== CHALLENGE ==
Quote all lines below exactly. Images stay out.

== DATASET CONTENT ==

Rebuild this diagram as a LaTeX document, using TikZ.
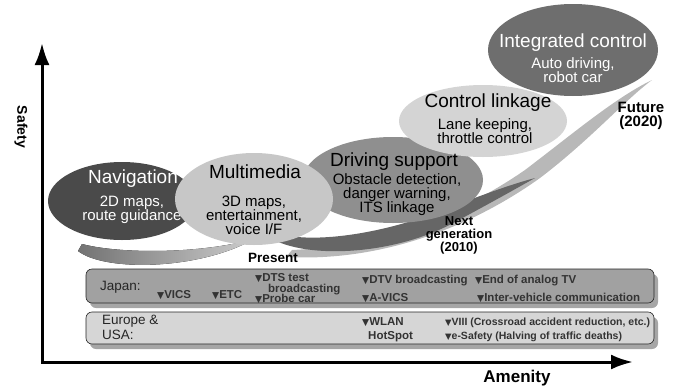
\documentclass[tikz,border=0pt]{standalone}
\usepackage{fontspec}
\usepackage{graphicx}
\setmainfont{Liberation Sans}
\newfontfamily\symfont{DejaVu Sans}
\usetikzlibrary{arrows.meta,shadows}
\newcommand{\dnmark}{{\symfont\scalebox{0.8}{▼}}}

\begin{document}
\begin{tikzpicture}[x=1pt,y=-1pt,
    axis/.style={line width=3pt,{Latex[length=22pt,width=15pt]}-{Latex[length=22pt,width=15pt]}},
    title/.style={font=\fontsize{19}{21}\selectfont,anchor=base,inner sep=0pt},
    sub/.style={font=\fontsize{15}{14}\selectfont,align=center,anchor=base,inner sep=0pt},
    tag/.style={font=\fontsize{14}{12}\selectfont\bfseries,align=center,anchor=base,inner sep=0pt},
    region/.style={font=\fontsize{13.5}{15}\selectfont,align=left,anchor=base west,inner sep=0pt,text=black!85},
    item/.style={font=\fontsize{11.5}{12}\selectfont\bfseries,anchor=base west,inner sep=0pt,text=black!80},
    eitem/.style={font=\fontsize{10.5}{12}\selectfont\bfseries,anchor=base west,inner sep=0pt,text=black!80},
    areabox/.style={rounded corners=6pt,draw=black!85,line width=0.6pt,
        drop shadow={shadow xshift=4pt,shadow yshift=-5pt,fill=black!35,opacity=1}}]
    \useasboundingbox (0,0) rectangle (678,386);

    % axes
    \coordinate (ytip) at (42,43);
    \coordinate (origin) at (42,362);
    \coordinate (xtip) at (633,362);
    \draw[axis] (ytip) -- (origin) -- (xtip);
    \node[font=\fontsize{14}{16}\selectfont\bfseries,rotate=-90] (safety) at (21,127) {Safety};
    \node[font=\fontsize{17}{19}\selectfont\bfseries,anchor=base] (amenity) at (517,382) {Amenity};

    % swooshes
    \fill[black!28] (286,257) .. controls (380,262) and (470,228) .. (540,178)
        .. controls (590,140) and (625,100) .. (652,80)
        .. controls (615,98) and (575,132) .. (525,170)
        .. controls (460,215) and (380,246) .. (292,250) -- cycle;
    \fill[black!60] (262,232) .. controls (292,260) and (390,258) .. (455,222)
        .. controls (485,206) and (510,192) .. (535,178)
        .. controls (505,186) and (475,198) .. (448,208)
        .. controls (380,236) and (300,246) .. (270,230) -- cycle;
    \fill[left color=black!55,right color=black!20] (78,251) .. controls (105,272) and (200,270) .. (254,239)
        .. controls (200,254) and (120,254) .. (82,244) -- cycle;

    % ellipses
    \fill[black!71] (122,201) ellipse [x radius=74,y radius=39];
    \fill[black!44] (393,180) ellipse [x radius=90,y radius=43];
    \fill[black!17] (483,121) ellipse [x radius=84,y radius=36];
    \fill[black!57] (573,50) ellipse [x radius=85,y radius=46];
    \node[title,text=white] (navT) at (133,183) {Navigation};
    \node[sub,text=white] (navS) at (132,220) {2D maps,\\route guidance};
    \fill[black!22] (254,199) ellipse [x radius=79,y radius=46];
    \node[title] (mmT) at (255,178) {Multimedia};
    \node[sub] (mmS) at (254,234) {3D maps,\\entertainment,\\voice I/F};
    \node[title] (dsT) at (394,166) {Driving support};
    \node[sub] (dsS) at (397,212) {Obstacle detection,\\danger warning,\\ITS linkage};
    \node[title] (clT) at (488,107) {Control linkage};
    \node[sub] (clS) at (485,143) {Lane keeping,\\throttle control};
    \node[title,text=white] (icT) at (573,47) {Integrated control};
    \node[sub,text=white] (icS) at (573,82) {Auto driving,\\robot car};

    % time marks
    \node[tag,font=\fontsize{13.5}{12}\selectfont\bfseries] (present) at (273,262) {Present};
    \node[tag,font=\fontsize{13}{13}\selectfont\bfseries] (nextgen) at (459,251) {Next\\generation\\(2010)};
    \node[tag,font=\fontsize{15}{14}\selectfont\bfseries] (future) at (641,126) {Future\\(2020)};

    % regions
    \draw[areabox,fill=black!37] (86,269) rectangle (654,303);
    \draw[areabox,fill=black!16] (86,312) rectangle (654,344);
    \node[region] (japan) at (100,290) {Japan:};
    \node[item] (vics) at (157,298) {\dnmark VICS};
    \node[item] (etc) at (212,298) {\dnmark ETC};
    \node[item] (dts) at (255,281) {\dnmark DTS test};
    \node[item] (bcast) at (268,292) {broadcasting};
    \node[item] (probe) at (255,302.5) {\dnmark Probe car};
    \node[item] (dtv) at (362,283) {\dnmark DTV broadcasting};
    \node[item] (avics) at (362,301) {\dnmark A-VICS};
    \node[item] (analog) at (475,283) {\dnmark End of analog TV};
    \node[item] (ivc) at (477,301) {\dnmark Inter-vehicle communication};
    \node[region] (europe) at (102,339) {Europe \&\\USA:};
    \node[eitem,font=\fontsize{11.5}{12}\selectfont\bfseries] (wlan) at (362,325) {\dnmark WLAN};
    \node[eitem,font=\fontsize{11.5}{12}\selectfont\bfseries] (hotspot) at (368,339) {HotSpot};
    \node[eitem] (viii) at (445,325) {\dnmark VIII (Crossroad accident reduction, etc.)};
    \node[eitem] (esafety) at (445,339) {\dnmark e-Safety (Halving of traffic deaths)};
\end{tikzpicture}
\end{document}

== EXERCISE OUTPUT ==
Rebuild this diagram as a LaTeX document, using TikZ.
\documentclass[tikz,border=0pt]{standalone}
\usepackage{fontspec}
\usepackage{graphicx}
\setmainfont{Liberation Sans}
\newfontfamily\symfont{DejaVu Sans}
\usetikzlibrary{arrows.meta,shadows}
\newcommand{\dnmark}{{\symfont\scalebox{0.8}{▼}}}

\begin{document}
\begin{tikzpicture}[x=1pt,y=-1pt,
    axis/.style={line width=3pt,{Latex[length=22pt,width=15pt]}-{Latex[length=22pt,width=15pt]}},
    title/.style={font=\fontsize{19}{21}\selectfont,anchor=base,inner sep=0pt},
    sub/.style={font=\fontsize{15}{14}\selectfont,align=center,anchor=base,inner sep=0pt},
    tag/.style={font=\fontsize{14}{12}\selectfont\bfseries,align=center,anchor=base,inner sep=0pt},
    region/.style={font=\fontsize{13.5}{15}\selectfont,align=left,anchor=base west,inner sep=0pt,text=black!85},
    item/.style={font=\fontsize{11.5}{12}\selectfont\bfseries,anchor=base west,inner sep=0pt,text=black!80},
    eitem/.style={font=\fontsize{10.5}{12}\selectfont\bfseries,anchor=base west,inner sep=0pt,text=black!80},
    areabox/.style={rounded corners=6pt,draw=black!85,line width=0.6pt,
        drop shadow={shadow xshift=4pt,shadow yshift=-5pt,fill=black!35,opacity=1}}]
    \useasboundingbox (0,0) rectangle (678,386);

    % axes
    \coordinate (ytip) at (42,43);
    \coordinate (origin) at (42,362);
    \coordinate (xtip) at (633,362);
    \draw[axis] (ytip) -- (origin) -- (xtip);
    \node[font=\fontsize{14}{16}\selectfont\bfseries,rotate=-90] (safety) at (21,127) {Safety};
    \node[font=\fontsize{17}{19}\selectfont\bfseries,anchor=base] (amenity) at (517,382) {Amenity};

    % swooshes
    \fill[black!28] (286,257) .. controls (380,262) and (470,228) .. (540,178)
        .. controls (590,140) and (625,100) .. (652,80)
        .. controls (615,98) and (575,132) .. (525,170)
        .. controls (460,215) and (380,246) .. (292,250) -- cycle;
    \fill[black!60] (262,232) .. controls (292,260) and (390,258) .. (455,222)
        .. controls (485,206) and (510,192) .. (535,178)
        .. controls (505,186) and (475,198) .. (448,208)
        .. controls (380,236) and (300,246) .. (270,230) -- cycle;
    \fill[left color=black!55,right color=black!20] (78,251) .. controls (105,272) and (200,270) .. (254,239)
        .. controls (200,254) and (120,254) .. (82,244) -- cycle;

    % ellipses
    \fill[black!71] (122,201) ellipse [x radius=74,y radius=39];
    \fill[black!44] (393,180) ellipse [x radius=90,y radius=43];
    \fill[black!17] (483,121) ellipse [x radius=84,y radius=36];
    \fill[black!57] (573,50) ellipse [x radius=85,y radius=46];
    \node[title,text=white] (navT) at (133,183) {Navigation};
    \node[sub,text=white] (navS) at (132,220) {2D maps,\\route guidance};
    \fill[black!22] (254,199) ellipse [x radius=79,y radius=46];
    \node[title] (mmT) at (255,178) {Multimedia};
    \node[sub] (mmS) at (254,234) {3D maps,\\entertainment,\\voice I/F};
    \node[title] (dsT) at (394,166) {Driving support};
    \node[sub] (dsS) at (397,212) {Obstacle detection,\\danger warning,\\ITS linkage};
    \node[title] (clT) at (488,107) {Control linkage};
    \node[sub] (clS) at (485,143) {Lane keeping,\\throttle control};
    \node[title,text=white] (icT) at (573,47) {Integrated control};
    \node[sub,text=white] (icS) at (573,82) {Auto driving,\\robot car};

    % time marks
    \node[tag,font=\fontsize{13.5}{12}\selectfont\bfseries] (present) at (273,262) {Present};
    \node[tag,font=\fontsize{13}{13}\selectfont\bfseries] (nextgen) at (459,251) {Next\\generation\\(2010)};
    \node[tag,font=\fontsize{15}{14}\selectfont\bfseries] (future) at (641,126) {Future\\(2020)};

    % regions
    \draw[areabox,fill=black!37] (86,269) rectangle (654,303);
    \draw[areabox,fill=black!16] (86,312) rectangle (654,344);
    \node[region] (japan) at (100,290) {Japan:};
    \node[item] (vics) at (157,298) {\dnmark VICS};
    \node[item] (etc) at (212,298) {\dnmark ETC};
    \node[item] (dts) at (255,281) {\dnmark DTS test};
    \node[item] (bcast) at (268,292) {broadcasting};
    \node[item] (probe) at (255,302.5) {\dnmark Probe car};
    \node[item] (dtv) at (362,283) {\dnmark DTV broadcasting};
    \node[item] (avics) at (362,301) {\dnmark A-VICS};
    \node[item] (analog) at (475,283) {\dnmark End of analog TV};
    \node[item] (ivc) at (477,301) {\dnmark Inter-vehicle communication};
    \node[region] (europe) at (102,339) {Europe \&\\USA:};
    \node[eitem,font=\fontsize{11.5}{12}\selectfont\bfseries] (wlan) at (362,325) {\dnmark WLAN};
    \node[eitem,font=\fontsize{11.5}{12}\selectfont\bfseries] (hotspot) at (368,339) {HotSpot};
    \node[eitem] (viii) at (445,325) {\dnmark VIII (Crossroad accident reduction, etc.)};
    \node[eitem] (esafety) at (445,339) {\dnmark e-Safety (Halving of traffic deaths)};
\end{tikzpicture}
\end{document}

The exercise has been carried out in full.